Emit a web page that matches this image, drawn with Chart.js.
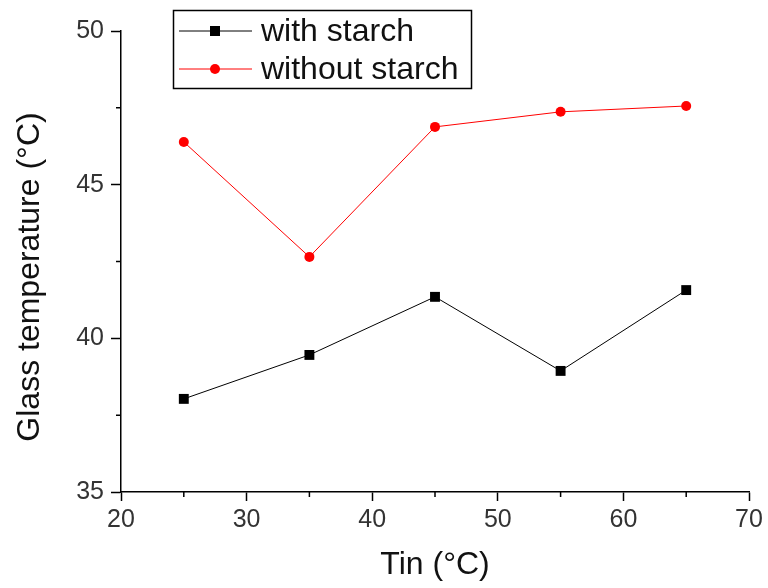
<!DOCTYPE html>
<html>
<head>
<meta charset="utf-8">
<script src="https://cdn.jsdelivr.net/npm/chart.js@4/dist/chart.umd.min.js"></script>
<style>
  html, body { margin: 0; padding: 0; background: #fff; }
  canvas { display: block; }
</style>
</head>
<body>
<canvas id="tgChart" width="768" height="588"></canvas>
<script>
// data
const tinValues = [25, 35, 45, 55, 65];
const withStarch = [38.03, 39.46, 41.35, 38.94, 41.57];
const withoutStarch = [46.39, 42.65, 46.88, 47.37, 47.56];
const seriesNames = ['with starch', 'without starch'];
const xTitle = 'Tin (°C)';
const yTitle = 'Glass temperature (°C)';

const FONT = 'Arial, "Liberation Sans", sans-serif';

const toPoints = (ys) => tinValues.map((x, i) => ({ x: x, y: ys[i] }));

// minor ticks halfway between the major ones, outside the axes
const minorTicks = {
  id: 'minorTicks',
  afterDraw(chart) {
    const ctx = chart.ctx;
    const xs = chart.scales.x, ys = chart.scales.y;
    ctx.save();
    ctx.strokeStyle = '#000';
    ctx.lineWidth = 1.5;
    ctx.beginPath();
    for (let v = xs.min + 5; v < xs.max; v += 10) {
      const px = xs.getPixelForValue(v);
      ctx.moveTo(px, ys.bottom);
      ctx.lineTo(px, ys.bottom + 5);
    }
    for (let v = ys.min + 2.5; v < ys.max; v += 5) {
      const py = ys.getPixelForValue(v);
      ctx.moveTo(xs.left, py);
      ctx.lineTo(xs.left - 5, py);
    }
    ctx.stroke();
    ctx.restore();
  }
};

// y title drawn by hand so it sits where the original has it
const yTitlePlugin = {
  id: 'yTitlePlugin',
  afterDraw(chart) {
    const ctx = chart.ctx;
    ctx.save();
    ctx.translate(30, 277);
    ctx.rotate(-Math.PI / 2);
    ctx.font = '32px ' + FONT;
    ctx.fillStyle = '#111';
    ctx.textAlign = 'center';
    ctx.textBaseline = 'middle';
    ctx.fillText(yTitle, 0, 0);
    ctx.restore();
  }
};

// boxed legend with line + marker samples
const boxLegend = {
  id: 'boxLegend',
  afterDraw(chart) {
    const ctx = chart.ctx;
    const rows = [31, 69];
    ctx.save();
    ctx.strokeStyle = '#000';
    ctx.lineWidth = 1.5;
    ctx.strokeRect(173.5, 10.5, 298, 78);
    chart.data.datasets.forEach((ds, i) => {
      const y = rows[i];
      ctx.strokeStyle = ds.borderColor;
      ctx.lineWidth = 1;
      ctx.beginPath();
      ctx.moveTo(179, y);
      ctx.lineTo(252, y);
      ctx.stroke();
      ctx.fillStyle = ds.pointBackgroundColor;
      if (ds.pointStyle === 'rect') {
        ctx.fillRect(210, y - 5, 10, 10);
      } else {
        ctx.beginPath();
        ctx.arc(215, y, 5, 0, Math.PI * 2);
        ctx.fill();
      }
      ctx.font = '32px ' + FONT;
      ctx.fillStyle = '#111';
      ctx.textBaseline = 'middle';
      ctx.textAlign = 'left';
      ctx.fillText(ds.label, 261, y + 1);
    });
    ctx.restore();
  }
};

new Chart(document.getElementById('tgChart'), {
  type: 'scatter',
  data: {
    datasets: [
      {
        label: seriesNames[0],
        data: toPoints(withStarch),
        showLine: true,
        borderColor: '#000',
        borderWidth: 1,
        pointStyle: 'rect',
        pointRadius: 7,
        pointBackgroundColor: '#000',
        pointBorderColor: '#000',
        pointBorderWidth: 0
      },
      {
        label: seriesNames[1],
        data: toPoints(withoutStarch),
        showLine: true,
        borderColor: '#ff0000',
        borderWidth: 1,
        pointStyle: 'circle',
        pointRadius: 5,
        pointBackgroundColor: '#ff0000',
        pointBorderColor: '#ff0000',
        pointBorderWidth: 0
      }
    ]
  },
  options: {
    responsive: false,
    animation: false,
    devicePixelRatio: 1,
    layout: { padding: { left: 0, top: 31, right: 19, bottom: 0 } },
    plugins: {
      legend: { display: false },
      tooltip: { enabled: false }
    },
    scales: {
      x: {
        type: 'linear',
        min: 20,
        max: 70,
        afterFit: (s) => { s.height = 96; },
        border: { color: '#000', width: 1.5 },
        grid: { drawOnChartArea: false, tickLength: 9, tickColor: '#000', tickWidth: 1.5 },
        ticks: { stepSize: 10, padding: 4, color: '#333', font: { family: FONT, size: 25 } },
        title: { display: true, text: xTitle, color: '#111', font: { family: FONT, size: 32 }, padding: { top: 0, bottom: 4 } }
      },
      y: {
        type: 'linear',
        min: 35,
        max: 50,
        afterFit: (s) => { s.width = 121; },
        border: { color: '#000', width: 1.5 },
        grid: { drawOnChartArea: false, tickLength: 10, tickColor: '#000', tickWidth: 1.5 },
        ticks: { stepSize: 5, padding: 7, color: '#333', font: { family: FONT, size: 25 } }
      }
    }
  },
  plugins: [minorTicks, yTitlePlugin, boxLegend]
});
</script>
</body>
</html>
☆ ☆ ☆
● The request: Return the material exactly as given, apart from the pictures.

● Expected answer:
Emit a web page that matches this image, drawn with Chart.js.
<!DOCTYPE html>
<html>
<head>
<meta charset="utf-8">
<script src="https://cdn.jsdelivr.net/npm/chart.js@4/dist/chart.umd.min.js"></script>
<style>
  html, body { margin: 0; padding: 0; background: #fff; }
  canvas { display: block; }
</style>
</head>
<body>
<canvas id="tgChart" width="768" height="588"></canvas>
<script>
// data
const tinValues = [25, 35, 45, 55, 65];
const withStarch = [38.03, 39.46, 41.35, 38.94, 41.57];
const withoutStarch = [46.39, 42.65, 46.88, 47.37, 47.56];
const seriesNames = ['with starch', 'without starch'];
const xTitle = 'Tin (°C)';
const yTitle = 'Glass temperature (°C)';

const FONT = 'Arial, "Liberation Sans", sans-serif';

const toPoints = (ys) => tinValues.map((x, i) => ({ x: x, y: ys[i] }));

// minor ticks halfway between the major ones, outside the axes
const minorTicks = {
  id: 'minorTicks',
  afterDraw(chart) {
    const ctx = chart.ctx;
    const xs = chart.scales.x, ys = chart.scales.y;
    ctx.save();
    ctx.strokeStyle = '#000';
    ctx.lineWidth = 1.5;
    ctx.beginPath();
    for (let v = xs.min + 5; v < xs.max; v += 10) {
      const px = xs.getPixelForValue(v);
      ctx.moveTo(px, ys.bottom);
      ctx.lineTo(px, ys.bottom + 5);
    }
    for (let v = ys.min + 2.5; v < ys.max; v += 5) {
      const py = ys.getPixelForValue(v);
      ctx.moveTo(xs.left, py);
      ctx.lineTo(xs.left - 5, py);
    }
    ctx.stroke();
    ctx.restore();
  }
};

// y title drawn by hand so it sits where the original has it
const yTitlePlugin = {
  id: 'yTitlePlugin',
  afterDraw(chart) {
    const ctx = chart.ctx;
    ctx.save();
    ctx.translate(30, 277);
    ctx.rotate(-Math.PI / 2);
    ctx.font = '32px ' + FONT;
    ctx.fillStyle = '#111';
    ctx.textAlign = 'center';
    ctx.textBaseline = 'middle';
    ctx.fillText(yTitle, 0, 0);
    ctx.restore();
  }
};

// boxed legend with line + marker samples
const boxLegend = {
  id: 'boxLegend',
  afterDraw(chart) {
    const ctx = chart.ctx;
    const rows = [31, 69];
    ctx.save();
    ctx.strokeStyle = '#000';
    ctx.lineWidth = 1.5;
    ctx.strokeRect(173.5, 10.5, 298, 78);
    chart.data.datasets.forEach((ds, i) => {
      const y = rows[i];
      ctx.strokeStyle = ds.borderColor;
      ctx.lineWidth = 1;
      ctx.beginPath();
      ctx.moveTo(179, y);
      ctx.lineTo(252, y);
      ctx.stroke();
      ctx.fillStyle = ds.pointBackgroundColor;
      if (ds.pointStyle === 'rect') {
        ctx.fillRect(210, y - 5, 10, 10);
      } else {
        ctx.beginPath();
        ctx.arc(215, y, 5, 0, Math.PI * 2);
        ctx.fill();
      }
      ctx.font = '32px ' + FONT;
      ctx.fillStyle = '#111';
      ctx.textBaseline = 'middle';
      ctx.textAlign = 'left';
      ctx.fillText(ds.label, 261, y + 1);
    });
    ctx.restore();
  }
};

new Chart(document.getElementById('tgChart'), {
  type: 'scatter',
  data: {
    datasets: [
      {
        label: seriesNames[0],
        data: toPoints(withStarch),
        showLine: true,
        borderColor: '#000',
        borderWidth: 1,
        pointStyle: 'rect',
        pointRadius: 7,
        pointBackgroundColor: '#000',
        pointBorderColor: '#000',
        pointBorderWidth: 0
      },
      {
        label: seriesNames[1],
        data: toPoints(withoutStarch),
        showLine: true,
        borderColor: '#ff0000',
        borderWidth: 1,
        pointStyle: 'circle',
        pointRadius: 5,
        pointBackgroundColor: '#ff0000',
        pointBorderColor: '#ff0000',
        pointBorderWidth: 0
      }
    ]
  },
  options: {
    responsive: false,
    animation: false,
    devicePixelRatio: 1,
    layout: { padding: { left: 0, top: 31, right: 19, bottom: 0 } },
    plugins: {
      legend: { display: false },
      tooltip: { enabled: false }
    },
    scales: {
      x: {
        type: 'linear',
        min: 20,
        max: 70,
        afterFit: (s) => { s.height = 96; },
        border: { color: '#000', width: 1.5 },
        grid: { drawOnChartArea: false, tickLength: 9, tickColor: '#000', tickWidth: 1.5 },
        ticks: { stepSize: 10, padding: 4, color: '#333', font: { family: FONT, size: 25 } },
        title: { display: true, text: xTitle, color: '#111', font: { family: FONT, size: 32 }, padding: { top: 0, bottom: 4 } }
      },
      y: {
        type: 'linear',
        min: 35,
        max: 50,
        afterFit: (s) => { s.width = 121; },
        border: { color: '#000', width: 1.5 },
        grid: { drawOnChartArea: false, tickLength: 10, tickColor: '#000', tickWidth: 1.5 },
        ticks: { stepSize: 5, padding: 7, color: '#333', font: { family: FONT, size: 25 } }
      }
    }
  },
  plugins: [minorTicks, yTitlePlugin, boxLegend]
});
</script>
</body>
</html>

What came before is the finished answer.